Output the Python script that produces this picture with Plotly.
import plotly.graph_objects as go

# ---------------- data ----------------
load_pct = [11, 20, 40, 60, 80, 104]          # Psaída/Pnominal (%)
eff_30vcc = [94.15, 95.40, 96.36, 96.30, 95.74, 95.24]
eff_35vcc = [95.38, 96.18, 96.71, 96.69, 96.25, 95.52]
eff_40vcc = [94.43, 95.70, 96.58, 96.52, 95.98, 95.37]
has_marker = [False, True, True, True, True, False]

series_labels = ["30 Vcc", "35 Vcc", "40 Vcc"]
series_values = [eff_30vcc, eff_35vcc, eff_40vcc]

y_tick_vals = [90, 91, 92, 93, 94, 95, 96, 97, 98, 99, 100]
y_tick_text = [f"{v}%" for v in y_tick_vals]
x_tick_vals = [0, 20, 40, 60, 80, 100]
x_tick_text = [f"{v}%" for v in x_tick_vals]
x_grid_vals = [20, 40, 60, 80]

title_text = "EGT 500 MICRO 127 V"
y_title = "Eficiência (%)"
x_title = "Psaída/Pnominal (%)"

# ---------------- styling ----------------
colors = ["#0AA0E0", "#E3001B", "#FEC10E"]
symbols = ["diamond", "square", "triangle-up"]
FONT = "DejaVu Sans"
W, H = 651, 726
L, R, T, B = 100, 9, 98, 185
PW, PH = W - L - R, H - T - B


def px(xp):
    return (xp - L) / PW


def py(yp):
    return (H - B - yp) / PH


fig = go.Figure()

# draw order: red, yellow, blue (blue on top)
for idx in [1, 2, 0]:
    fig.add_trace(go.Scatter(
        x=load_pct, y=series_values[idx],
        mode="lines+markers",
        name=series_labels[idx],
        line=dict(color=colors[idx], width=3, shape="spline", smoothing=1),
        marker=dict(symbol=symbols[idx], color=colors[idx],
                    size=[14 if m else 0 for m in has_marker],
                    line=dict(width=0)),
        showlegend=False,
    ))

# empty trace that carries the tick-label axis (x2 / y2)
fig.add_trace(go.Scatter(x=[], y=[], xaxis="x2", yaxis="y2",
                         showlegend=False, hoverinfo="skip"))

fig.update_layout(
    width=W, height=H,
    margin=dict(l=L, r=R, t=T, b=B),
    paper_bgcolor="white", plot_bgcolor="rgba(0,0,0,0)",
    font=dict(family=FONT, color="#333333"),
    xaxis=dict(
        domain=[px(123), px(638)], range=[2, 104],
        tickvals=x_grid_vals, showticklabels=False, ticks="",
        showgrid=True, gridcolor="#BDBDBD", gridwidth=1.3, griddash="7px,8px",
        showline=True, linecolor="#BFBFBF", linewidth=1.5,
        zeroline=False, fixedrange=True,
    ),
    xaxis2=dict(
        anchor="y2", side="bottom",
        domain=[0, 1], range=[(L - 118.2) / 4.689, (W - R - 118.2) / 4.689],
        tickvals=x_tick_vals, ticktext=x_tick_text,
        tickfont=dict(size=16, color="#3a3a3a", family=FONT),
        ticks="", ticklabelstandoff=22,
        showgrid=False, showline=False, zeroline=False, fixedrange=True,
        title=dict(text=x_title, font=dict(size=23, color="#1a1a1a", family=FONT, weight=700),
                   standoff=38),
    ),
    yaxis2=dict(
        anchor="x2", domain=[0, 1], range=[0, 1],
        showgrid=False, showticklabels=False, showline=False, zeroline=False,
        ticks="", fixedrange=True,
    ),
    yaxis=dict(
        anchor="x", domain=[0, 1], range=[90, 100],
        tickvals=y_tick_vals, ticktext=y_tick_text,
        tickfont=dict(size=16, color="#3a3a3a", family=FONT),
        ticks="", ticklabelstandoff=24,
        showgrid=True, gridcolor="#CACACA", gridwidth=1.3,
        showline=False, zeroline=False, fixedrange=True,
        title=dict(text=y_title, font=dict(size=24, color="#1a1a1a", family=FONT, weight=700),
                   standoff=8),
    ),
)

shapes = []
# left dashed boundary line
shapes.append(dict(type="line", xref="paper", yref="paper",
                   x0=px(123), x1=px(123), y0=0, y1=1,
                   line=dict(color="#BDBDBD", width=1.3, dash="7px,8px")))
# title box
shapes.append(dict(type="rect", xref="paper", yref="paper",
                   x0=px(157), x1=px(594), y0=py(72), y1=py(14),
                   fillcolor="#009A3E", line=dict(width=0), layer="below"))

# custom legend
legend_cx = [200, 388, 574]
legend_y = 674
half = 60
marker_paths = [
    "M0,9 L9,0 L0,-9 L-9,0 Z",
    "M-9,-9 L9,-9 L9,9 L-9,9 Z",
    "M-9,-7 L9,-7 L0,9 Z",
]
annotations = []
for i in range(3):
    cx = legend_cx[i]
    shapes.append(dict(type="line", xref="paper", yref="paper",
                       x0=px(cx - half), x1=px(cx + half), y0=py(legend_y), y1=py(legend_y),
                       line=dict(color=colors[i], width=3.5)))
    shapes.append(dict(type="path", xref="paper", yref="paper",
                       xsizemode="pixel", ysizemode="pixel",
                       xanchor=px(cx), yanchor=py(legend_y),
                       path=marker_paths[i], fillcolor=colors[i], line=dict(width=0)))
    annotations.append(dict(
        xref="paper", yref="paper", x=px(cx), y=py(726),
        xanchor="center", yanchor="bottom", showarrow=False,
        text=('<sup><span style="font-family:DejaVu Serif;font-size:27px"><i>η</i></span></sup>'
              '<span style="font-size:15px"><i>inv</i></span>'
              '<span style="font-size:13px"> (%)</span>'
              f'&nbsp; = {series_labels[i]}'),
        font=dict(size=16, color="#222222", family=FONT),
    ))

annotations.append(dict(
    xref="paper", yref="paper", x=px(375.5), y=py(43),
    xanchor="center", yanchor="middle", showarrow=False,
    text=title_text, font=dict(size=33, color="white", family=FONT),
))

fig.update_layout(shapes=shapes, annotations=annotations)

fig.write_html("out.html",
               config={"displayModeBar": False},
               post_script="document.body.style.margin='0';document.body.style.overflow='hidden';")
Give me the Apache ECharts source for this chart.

[Short task]:
Reproduce every record, matching each line exactly.

[Response for this exercise]:
Output the Python script that produces this picture with Plotly.
import plotly.graph_objects as go

# ---------------- data ----------------
load_pct = [11, 20, 40, 60, 80, 104]          # Psaída/Pnominal (%)
eff_30vcc = [94.15, 95.40, 96.36, 96.30, 95.74, 95.24]
eff_35vcc = [95.38, 96.18, 96.71, 96.69, 96.25, 95.52]
eff_40vcc = [94.43, 95.70, 96.58, 96.52, 95.98, 95.37]
has_marker = [False, True, True, True, True, False]

series_labels = ["30 Vcc", "35 Vcc", "40 Vcc"]
series_values = [eff_30vcc, eff_35vcc, eff_40vcc]

y_tick_vals = [90, 91, 92, 93, 94, 95, 96, 97, 98, 99, 100]
y_tick_text = [f"{v}%" for v in y_tick_vals]
x_tick_vals = [0, 20, 40, 60, 80, 100]
x_tick_text = [f"{v}%" for v in x_tick_vals]
x_grid_vals = [20, 40, 60, 80]

title_text = "EGT 500 MICRO 127 V"
y_title = "Eficiência (%)"
x_title = "Psaída/Pnominal (%)"

# ---------------- styling ----------------
colors = ["#0AA0E0", "#E3001B", "#FEC10E"]
symbols = ["diamond", "square", "triangle-up"]
FONT = "DejaVu Sans"
W, H = 651, 726
L, R, T, B = 100, 9, 98, 185
PW, PH = W - L - R, H - T - B


def px(xp):
    return (xp - L) / PW


def py(yp):
    return (H - B - yp) / PH


fig = go.Figure()

# draw order: red, yellow, blue (blue on top)
for idx in [1, 2, 0]:
    fig.add_trace(go.Scatter(
        x=load_pct, y=series_values[idx],
        mode="lines+markers",
        name=series_labels[idx],
        line=dict(color=colors[idx], width=3, shape="spline", smoothing=1),
        marker=dict(symbol=symbols[idx], color=colors[idx],
                    size=[14 if m else 0 for m in has_marker],
                    line=dict(width=0)),
        showlegend=False,
    ))

# empty trace that carries the tick-label axis (x2 / y2)
fig.add_trace(go.Scatter(x=[], y=[], xaxis="x2", yaxis="y2",
                         showlegend=False, hoverinfo="skip"))

fig.update_layout(
    width=W, height=H,
    margin=dict(l=L, r=R, t=T, b=B),
    paper_bgcolor="white", plot_bgcolor="rgba(0,0,0,0)",
    font=dict(family=FONT, color="#333333"),
    xaxis=dict(
        domain=[px(123), px(638)], range=[2, 104],
        tickvals=x_grid_vals, showticklabels=False, ticks="",
        showgrid=True, gridcolor="#BDBDBD", gridwidth=1.3, griddash="7px,8px",
        showline=True, linecolor="#BFBFBF", linewidth=1.5,
        zeroline=False, fixedrange=True,
    ),
    xaxis2=dict(
        anchor="y2", side="bottom",
        domain=[0, 1], range=[(L - 118.2) / 4.689, (W - R - 118.2) / 4.689],
        tickvals=x_tick_vals, ticktext=x_tick_text,
        tickfont=dict(size=16, color="#3a3a3a", family=FONT),
        ticks="", ticklabelstandoff=22,
        showgrid=False, showline=False, zeroline=False, fixedrange=True,
        title=dict(text=x_title, font=dict(size=23, color="#1a1a1a", family=FONT, weight=700),
                   standoff=38),
    ),
    yaxis2=dict(
        anchor="x2", domain=[0, 1], range=[0, 1],
        showgrid=False, showticklabels=False, showline=False, zeroline=False,
        ticks="", fixedrange=True,
    ),
    yaxis=dict(
        anchor="x", domain=[0, 1], range=[90, 100],
        tickvals=y_tick_vals, ticktext=y_tick_text,
        tickfont=dict(size=16, color="#3a3a3a", family=FONT),
        ticks="", ticklabelstandoff=24,
        showgrid=True, gridcolor="#CACACA", gridwidth=1.3,
        showline=False, zeroline=False, fixedrange=True,
        title=dict(text=y_title, font=dict(size=24, color="#1a1a1a", family=FONT, weight=700),
                   standoff=8),
    ),
)

shapes = []
# left dashed boundary line
shapes.append(dict(type="line", xref="paper", yref="paper",
                   x0=px(123), x1=px(123), y0=0, y1=1,
                   line=dict(color="#BDBDBD", width=1.3, dash="7px,8px")))
# title box
shapes.append(dict(type="rect", xref="paper", yref="paper",
                   x0=px(157), x1=px(594), y0=py(72), y1=py(14),
                   fillcolor="#009A3E", line=dict(width=0), layer="below"))

# custom legend
legend_cx = [200, 388, 574]
legend_y = 674
half = 60
marker_paths = [
    "M0,9 L9,0 L0,-9 L-9,0 Z",
    "M-9,-9 L9,-9 L9,9 L-9,9 Z",
    "M-9,-7 L9,-7 L0,9 Z",
]
annotations = []
for i in range(3):
    cx = legend_cx[i]
    shapes.append(dict(type="line", xref="paper", yref="paper",
                       x0=px(cx - half), x1=px(cx + half), y0=py(legend_y), y1=py(legend_y),
                       line=dict(color=colors[i], width=3.5)))
    shapes.append(dict(type="path", xref="paper", yref="paper",
                       xsizemode="pixel", ysizemode="pixel",
                       xanchor=px(cx), yanchor=py(legend_y),
                       path=marker_paths[i], fillcolor=colors[i], line=dict(width=0)))
    annotations.append(dict(
        xref="paper", yref="paper", x=px(cx), y=py(726),
        xanchor="center", yanchor="bottom", showarrow=False,
        text=('<sup><span style="font-family:DejaVu Serif;font-size:27px"><i>η</i></span></sup>'
              '<span style="font-size:15px"><i>inv</i></span>'
              '<span style="font-size:13px"> (%)</span>'
              f'&nbsp; = {series_labels[i]}'),
        font=dict(size=16, color="#222222", family=FONT),
    ))

annotations.append(dict(
    xref="paper", yref="paper", x=px(375.5), y=py(43),
    xanchor="center", yanchor="middle", showarrow=False,
    text=title_text, font=dict(size=33, color="white", family=FONT),
))

fig.update_layout(shapes=shapes, annotations=annotations)

fig.write_html("out.html",
               config={"displayModeBar": False},
               post_script="document.body.style.margin='0';document.body.style.overflow='hidden';")
Give me the Apache ECharts source for this chart.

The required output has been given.